What has Novick shown? That American historians have commonly adopted presuppositions from their political settings; that the fundamental questions historians reward each other for attempting to answer bear on enduring moral and political issues, such as the origins of the Civil War and the place of equality in American history; that critics frequently complain of their opponents' political biases while vaunting their own impartiality; that authors justify their works by asserting relevance to current political and moral issues; that prefaces and conclusions to historical monographs frequently feature large and vulnerable claims; that all these difficulties multiply in historical syntheses and programmatic statements. The simultaneous pursuit of authority, validity, relevance, and fame inevitably involves historians in contradictions and oscillations.
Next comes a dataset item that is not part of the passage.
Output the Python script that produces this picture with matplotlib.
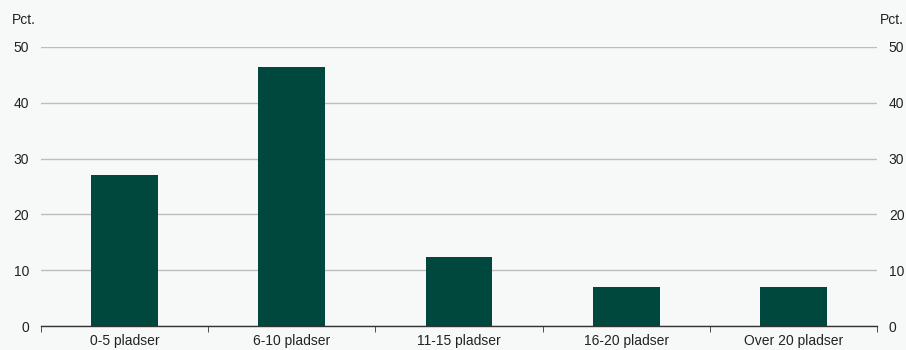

So what else is new? That Noble Dream provides no coherent explanation of these characteristics, no convincing account of their variations, and no careful examination of their implications for the very possibility of cumulative, reliable historical knowledge. The lengthy final survey of consonances between today's relativist currents in literature, anthropology, philosophy, and history makes many useful connections, but in no way establishes the disintegration of an earlier consensus; that consensus never existed. Novick's own relativism eventually undermines his ability to frame and document a compelling analysis of history's changes.
To be sure, my discussion has borrowed excessively from Novick's own method, leaping from point to point without establishing the balance of evidence systematically. Perhaps my justification should come from Novick's admission that
I tried to count and failed. Some time ago I spent the better part of two years coding the evaluative language used in thousands of historians' book reviews, punching IBM cards, and attempting to correlate the language used with dozens of other variables having to do with historians' generation, field, status, etc. It was a total waste of time, producing nothing intelligible and permanently dampening my enthusiasm for introducing quantitative rigor into intellectual history.
(p. 8)
Novick's inductive positivism at that unhappy stage of his career clearly exceeded any enthusiasm of his objects of study, not to mention violating the advice any experienced quantitative analyst would give him. But it does confirm a principle on which all the objectivists I know would agree: that without both a preliminary theory and procedures that can, in principle, falsify the theory, no one advances toward reliable knowledge.